具体参考地址：https://www.e-iceblue.cn/spiredocforjavaoperating/merge-word-documents-in-java.html，它是自己开发的一个东西，所以在maven仓库中你是搜索不到这个包的，所以引入的时候需要将包和仓库一起引入进来，不然编译的时候他会报com.spire.doc这个包找不到什么的。http://repo.e-iceblue.cn/repository/maven-public/这个是它的仓库，你可以直接点进去看看他还有哪些包。具体的请看他们的官网文档，感觉蛮好。

<dependency>
      <groupId>e-iceblue</groupId>
      <artifactId>spire.doc</artifactId>
      <version>3.4.10</version>
</dependency>
<repositories>
        <repository>
            <id>com.e-iceblue</id>
<url>http://repo.e-iceblue.cn/repository/maven-public/</url>
        </repository>
</repositories>

文档合并，第二个文档不填充到第一个文档的末尾

// 因里面的源码被对面防止反编译了，所以对其源码的解析就不深入的探讨，他只是对外开放的提供了几个较好的方法。

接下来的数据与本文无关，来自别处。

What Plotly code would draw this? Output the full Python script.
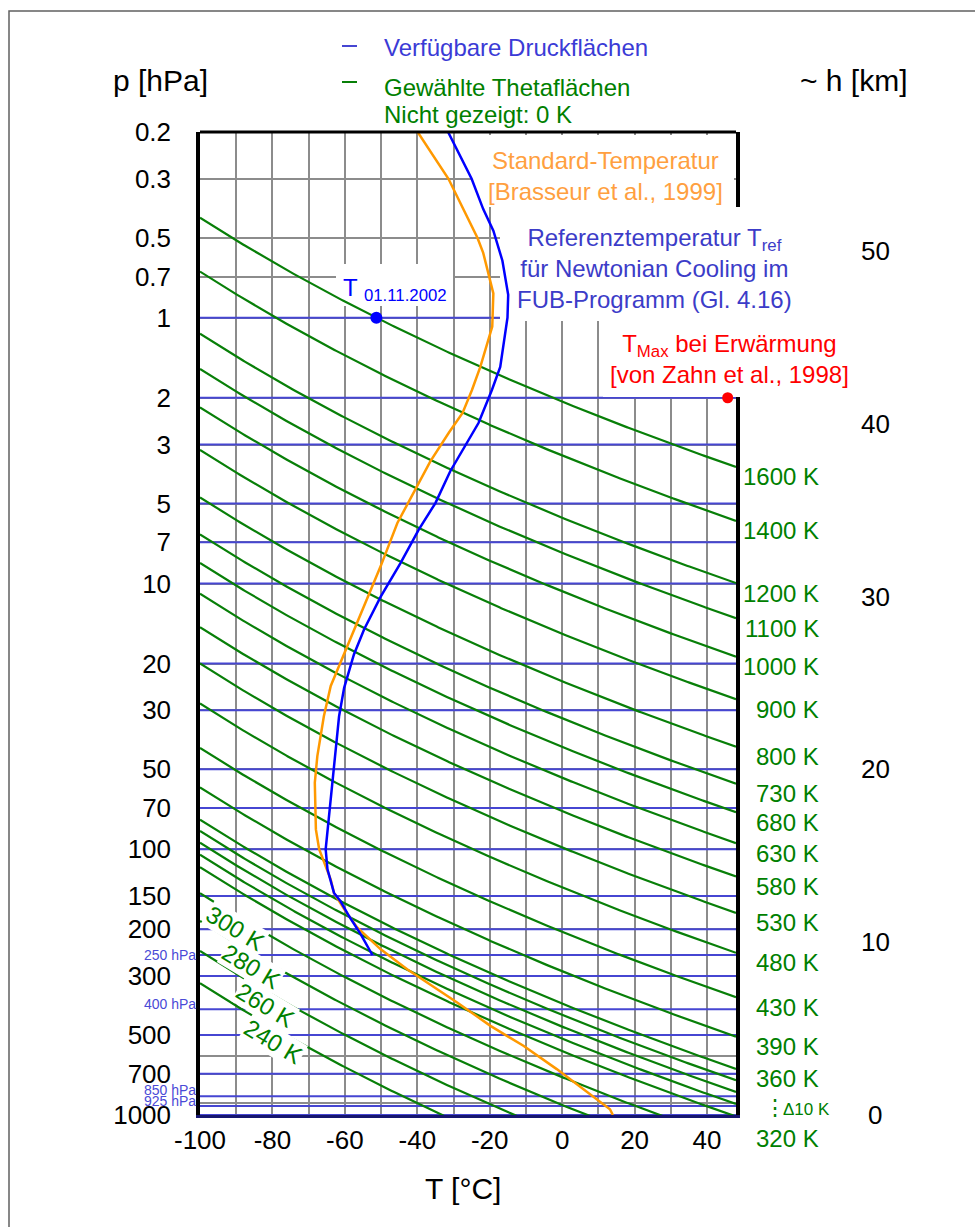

public class MergeWordDocument {
    public static void main(String[] args){
        //获取第一个文档的路径
        String filePath1 = “merge1.docx”;
        //获取第二个文档的路径
        String filePath2 = “merge2.docx”;
        //加载第一个文档
        Document document = new Document(filePath1);
        //使用insertTextFromFile方法将第二个文档的内容插入到第一个文档
        document.insertTextFromFile(filePath2, FileFormat.Docx_2013);
        //保存文档
        document.saveToFile(“Output.docx”, FileFormat.Docx_2013);
    }
}

我们可以使用Document类中的insertTextFromFile方法将不同的文档合并到同一个文档。需要注意的是，使用该方法合并文档时，被合并文档的内容默认从新的一页拼接。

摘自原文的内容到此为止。